:: Dataset content ::
▼
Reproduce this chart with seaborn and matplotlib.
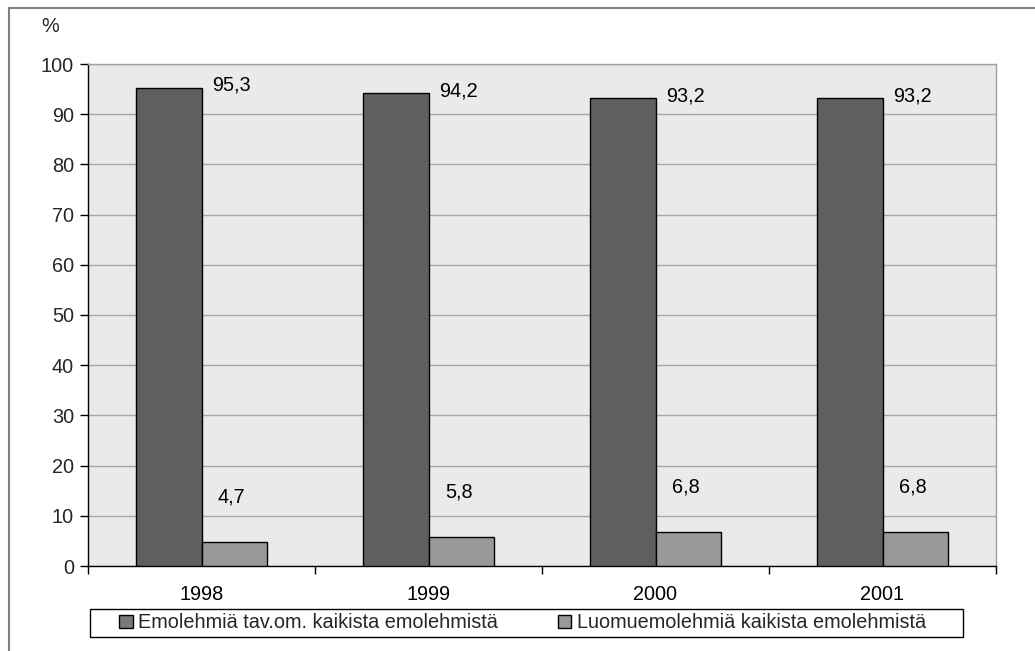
import matplotlib
matplotlib.use("Agg")
import matplotlib.pyplot as plt
import matplotlib.patches as mpatches
from matplotlib.ticker import FixedLocator
import seaborn as sns
import pandas as pd

years = ["1998", "1999", "2000", "2001"]
series_names = ["Emolehmiä tav.om. kaikista emolehmistä",
                "Luomuemolehmiä kaikista emolehmistä"]
conventional = [95.3, 94.2, 93.2, 93.2]
organic = [4.7, 5.8, 6.8, 6.8]
conventional_labels = ["95,3", "94,2", "93,2", "93,2"]
organic_labels = ["4,7", "5,8", "6,8", "6,8"]
y_ticks = [0, 10, 20, 30, 40, 50, 60, 70, 80, 90, 100]

df = pd.DataFrame({
    "vuosi": years * 2,
    "sarja": [series_names[0]] * 4 + [series_names[1]] * 4,
    "osuus": conventional + organic,
})

sns.set_theme(style="white")
plt.rcParams["font.family"] = ["Liberation Sans", "DejaVu Sans"]

FS = 14.3
W, H = 1035, 651
colors = ["#5f5f5f", "#999999"]
fig = plt.figure(figsize=(W / 100, H / 100), dpi=100)
ax = fig.add_axes([88 / W, 85 / H, 908 / W, 502 / H])
ax.set_facecolor("#eaeaea")

sns.barplot(data=df, x="vuosi", y="osuus", hue="sarja", order=years,
            hue_order=series_names, palette=colors, width=0.573, gap=0,
            edgecolor="black", linewidth=1.0, saturation=1, ax=ax,
            legend=False, zorder=3)

ax.set_xlim(-0.5, 3.5)
ax.set_ylim(0, 100)
ax.set_yticks(y_ticks)
ax.set_yticklabels([str(v) for v in y_ticks], fontsize=FS)
ax.yaxis.grid(True, color="#a6a6a6", linewidth=1.0, zorder=0)
ax.set_axisbelow(True)
ax.set_xlabel("")
ax.set_ylabel("")

# category boundaries carry tick marks, labels sit at the centres
ax.set_xticks(range(len(years)))
ax.set_xticklabels(years, fontsize=FS)
ax.xaxis.set_minor_locator(FixedLocator([-0.5, 0.5, 1.5, 2.5, 3.5]))
ax.tick_params(axis="x", which="major", length=0, pad=14, colors="black")
ax.tick_params(axis="x", which="minor", length=6, width=1, color="black",
               direction="out", bottom=True)
ax.tick_params(axis="y", length=6, width=1, color="black", direction="out",
               left=True, pad=4)

for side in ["left", "bottom"]:
    ax.spines[side].set_color("black")
    ax.spines[side].set_linewidth(1.0)
for side in ["top", "right"]:
    ax.spines[side].set_color("#a0a0a0")
    ax.spines[side].set_linewidth(1.0)

half = 0.573 / 2
for i in range(len(years)):
    xl = i + half / 2 - 0.01
    ax.text(xl, conventional[i] + 0.5, conventional_labels[i], ha="center",
            va="center", fontsize=FS, color="black", zorder=5)
    ax.text(xl, organic[i] + 9.0, organic_labels[i], ha="center",
            va="center", fontsize=FS, color="black", zorder=5)

fig.text(50 / W, 1 - 26 / H, "%", fontsize=FS, ha="center", va="center")

# legend entries, with a separately drawn box around them
handles = [mpatches.Patch(facecolor=c, edgecolor="black", linewidth=1.0)
           for c in ["#7a7a7a", "#999999"]]
leg = fig.legend(handles, series_names, ncol=2, loc="center left",
                 bbox_to_anchor=(119 / W, 1 - 623 / H), fontsize=FS,
                 frameon=False, handlelength=0.68, handleheight=0.68,
                 handletextpad=0.3, columnspacing=3.0, borderpad=0,
                 borderaxespad=0)
fig.add_artist(mpatches.Rectangle((90 / W, 1 - 637 / H), 873 / W, 28 / H,
                                  transform=fig.transFigure,
                                  facecolor="white", edgecolor="black",
                                  linewidth=1.0, zorder=0))

# outer chart border
fig.add_artist(plt.Line2D([9 / W, 9 / W], [0, 1 - 8 / H],
                          transform=fig.transFigure, color="#808080",
                          linewidth=1.5))
fig.add_artist(plt.Line2D([9 / W, 1], [1 - 8 / H, 1 - 8 / H],
                          transform=fig.transFigure, color="#808080",
                          linewidth=1.5))

fig.savefig("out.png", dpi=100, facecolor="white")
▲
:: What the exercise asks ::
Copy every line of the material in which the word "matplotlib" occurs.

:: Reply ::
Reproduce this chart with seaborn and matplotlib.
import matplotlib
matplotlib.use("Agg")
import matplotlib.pyplot as plt
import matplotlib.patches as mpatches
from matplotlib.ticker import FixedLocator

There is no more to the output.